━━━ Dataset content ━━━

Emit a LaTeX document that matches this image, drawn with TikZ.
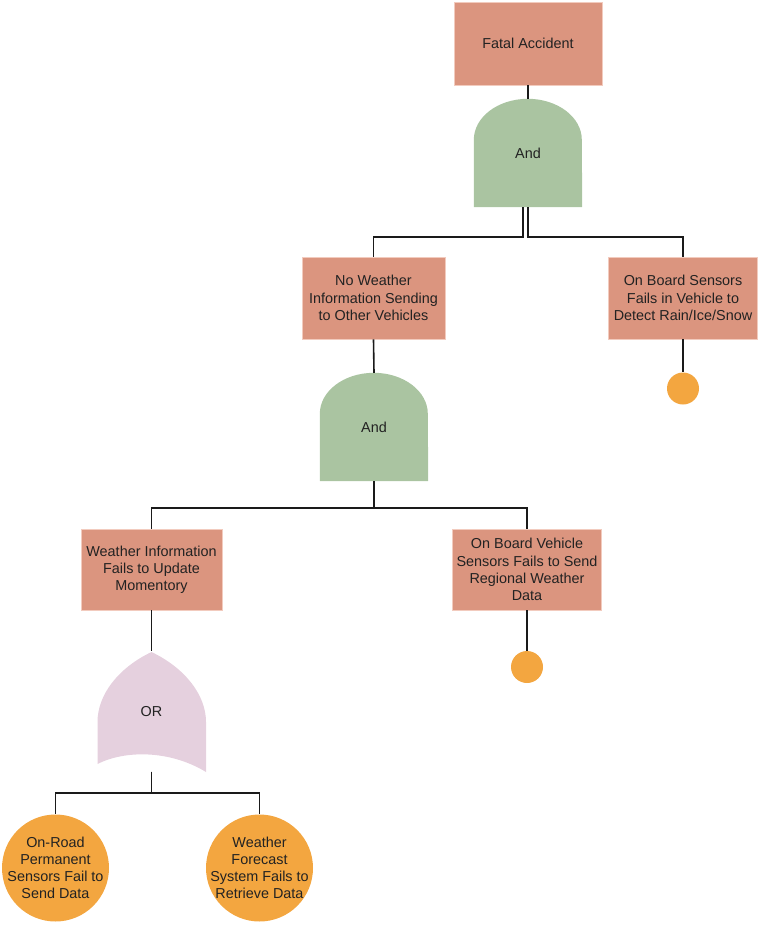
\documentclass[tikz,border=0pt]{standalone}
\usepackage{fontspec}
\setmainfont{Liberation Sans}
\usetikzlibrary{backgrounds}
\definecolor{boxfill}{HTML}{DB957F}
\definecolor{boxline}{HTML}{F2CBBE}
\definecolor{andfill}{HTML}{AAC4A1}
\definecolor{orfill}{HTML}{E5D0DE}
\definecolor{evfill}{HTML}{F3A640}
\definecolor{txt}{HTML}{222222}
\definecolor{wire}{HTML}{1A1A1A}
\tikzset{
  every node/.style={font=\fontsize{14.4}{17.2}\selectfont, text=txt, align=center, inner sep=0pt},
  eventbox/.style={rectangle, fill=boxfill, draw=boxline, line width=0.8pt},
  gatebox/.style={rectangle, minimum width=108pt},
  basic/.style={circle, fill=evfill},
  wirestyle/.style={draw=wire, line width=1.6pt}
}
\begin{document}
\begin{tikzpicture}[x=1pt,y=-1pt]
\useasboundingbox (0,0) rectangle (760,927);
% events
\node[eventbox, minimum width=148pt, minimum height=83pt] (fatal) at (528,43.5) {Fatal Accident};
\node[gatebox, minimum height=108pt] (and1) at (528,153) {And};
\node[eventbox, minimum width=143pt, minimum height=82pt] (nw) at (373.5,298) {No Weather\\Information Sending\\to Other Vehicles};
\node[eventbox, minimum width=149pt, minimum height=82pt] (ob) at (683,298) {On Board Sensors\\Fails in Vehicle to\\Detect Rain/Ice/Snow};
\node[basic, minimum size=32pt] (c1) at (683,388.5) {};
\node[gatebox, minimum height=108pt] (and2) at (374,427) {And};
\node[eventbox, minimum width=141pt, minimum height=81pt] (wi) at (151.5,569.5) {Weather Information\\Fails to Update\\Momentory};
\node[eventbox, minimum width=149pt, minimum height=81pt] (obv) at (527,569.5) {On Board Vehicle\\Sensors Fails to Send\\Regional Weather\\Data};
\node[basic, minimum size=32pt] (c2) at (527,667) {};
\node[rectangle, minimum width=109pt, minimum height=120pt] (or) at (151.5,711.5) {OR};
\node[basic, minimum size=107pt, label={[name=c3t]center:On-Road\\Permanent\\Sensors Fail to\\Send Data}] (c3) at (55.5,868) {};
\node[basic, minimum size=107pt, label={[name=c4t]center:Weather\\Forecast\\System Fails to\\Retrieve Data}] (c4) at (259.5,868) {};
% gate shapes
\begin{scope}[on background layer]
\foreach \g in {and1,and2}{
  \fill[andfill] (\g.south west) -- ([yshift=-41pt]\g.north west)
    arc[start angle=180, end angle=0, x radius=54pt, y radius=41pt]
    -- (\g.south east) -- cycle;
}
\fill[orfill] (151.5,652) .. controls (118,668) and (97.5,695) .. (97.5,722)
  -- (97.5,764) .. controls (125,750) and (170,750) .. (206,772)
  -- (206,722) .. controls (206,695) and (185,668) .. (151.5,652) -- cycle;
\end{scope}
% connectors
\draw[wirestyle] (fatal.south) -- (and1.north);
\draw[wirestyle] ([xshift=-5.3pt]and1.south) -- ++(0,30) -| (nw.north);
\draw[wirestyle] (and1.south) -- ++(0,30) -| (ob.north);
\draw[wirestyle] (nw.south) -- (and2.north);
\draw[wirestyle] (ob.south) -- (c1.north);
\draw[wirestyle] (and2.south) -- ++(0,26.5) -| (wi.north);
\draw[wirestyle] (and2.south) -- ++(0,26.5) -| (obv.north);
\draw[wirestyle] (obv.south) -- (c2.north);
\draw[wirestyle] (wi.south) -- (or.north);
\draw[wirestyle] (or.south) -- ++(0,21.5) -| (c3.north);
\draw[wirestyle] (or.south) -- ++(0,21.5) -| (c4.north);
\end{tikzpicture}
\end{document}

━━━

## [Stated exercise]
Return each line of the data, keeping its wording exact and omitting pictures.

## [Exercise response]
Emit a LaTeX document that matches this image, drawn with TikZ.
\documentclass[tikz,border=0pt]{standalone}
\usepackage{fontspec}
\setmainfont{Liberation Sans}
\usetikzlibrary{backgrounds}
\definecolor{boxfill}{HTML}{DB957F}
\definecolor{boxline}{HTML}{F2CBBE}
\definecolor{andfill}{HTML}{AAC4A1}
\definecolor{orfill}{HTML}{E5D0DE}
\definecolor{evfill}{HTML}{F3A640}
\definecolor{txt}{HTML}{222222}
\definecolor{wire}{HTML}{1A1A1A}
\tikzset{
  every node/.style={font=\fontsize{14.4}{17.2}\selectfont, text=txt, align=center, inner sep=0pt},
  eventbox/.style={rectangle, fill=boxfill, draw=boxline, line width=0.8pt},
  gatebox/.style={rectangle, minimum width=108pt},
  basic/.style={circle, fill=evfill},
  wirestyle/.style={draw=wire, line width=1.6pt}
}
\begin{document}
\begin{tikzpicture}[x=1pt,y=-1pt]
\useasboundingbox (0,0) rectangle (760,927);
% events
\node[eventbox, minimum width=148pt, minimum height=83pt] (fatal) at (528,43.5) {Fatal Accident};
\node[gatebox, minimum height=108pt] (and1) at (528,153) {And};
\node[eventbox, minimum width=143pt, minimum height=82pt] (nw) at (373.5,298) {No Weather\\Information Sending\\to Other Vehicles};
\node[eventbox, minimum width=149pt, minimum height=82pt] (ob) at (683,298) {On Board Sensors\\Fails in Vehicle to\\Detect Rain/Ice/Snow};
\node[basic, minimum size=32pt] (c1) at (683,388.5) {};
\node[gatebox, minimum height=108pt] (and2) at (374,427) {And};
\node[eventbox, minimum width=141pt, minimum height=81pt] (wi) at (151.5,569.5) {Weather Information\\Fails to Update\\Momentory};
\node[eventbox, minimum width=149pt, minimum height=81pt] (obv) at (527,569.5) {On Board Vehicle\\Sensors Fails to Send\\Regional Weather\\Data};
\node[basic, minimum size=32pt] (c2) at (527,667) {};
\node[rectangle, minimum width=109pt, minimum height=120pt] (or) at (151.5,711.5) {OR};
\node[basic, minimum size=107pt, label={[name=c3t]center:On-Road\\Permanent\\Sensors Fail to\\Send Data}] (c3) at (55.5,868) {};
\node[basic, minimum size=107pt, label={[name=c4t]center:Weather\\Forecast\\System Fails to\\Retrieve Data}] (c4) at (259.5,868) {};
% gate shapes
\begin{scope}[on background layer]
\foreach \g in {and1,and2}{
  \fill[andfill] (\g.south west) -- ([yshift=-41pt]\g.north west)
    arc[start angle=180, end angle=0, x radius=54pt, y radius=41pt]
    -- (\g.south east) -- cycle;
}
\fill[orfill] (151.5,652) .. controls (118,668) and (97.5,695) .. (97.5,722)
  -- (97.5,764) .. controls (125,750) and (170,750) .. (206,772)
  -- (206,722) .. controls (206,695) and (185,668) .. (151.5,652) -- cycle;
\end{scope}
% connectors
\draw[wirestyle] (fatal.south) -- (and1.north);
\draw[wirestyle] ([xshift=-5.3pt]and1.south) -- ++(0,30) -| (nw.north);
\draw[wirestyle] (and1.south) -- ++(0,30) -| (ob.north);
\draw[wirestyle] (nw.south) -- (and2.north);
\draw[wirestyle] (ob.south) -- (c1.north);
\draw[wirestyle] (and2.south) -- ++(0,26.5) -| (wi.north);
\draw[wirestyle] (and2.south) -- ++(0,26.5) -| (obv.north);
\draw[wirestyle] (obv.south) -- (c2.north);
\draw[wirestyle] (wi.south) -- (or.north);
\draw[wirestyle] (or.south) -- ++(0,21.5) -| (c3.north);
\draw[wirestyle] (or.south) -- ++(0,21.5) -| (c4.north);
\end{tikzpicture}
\end{document}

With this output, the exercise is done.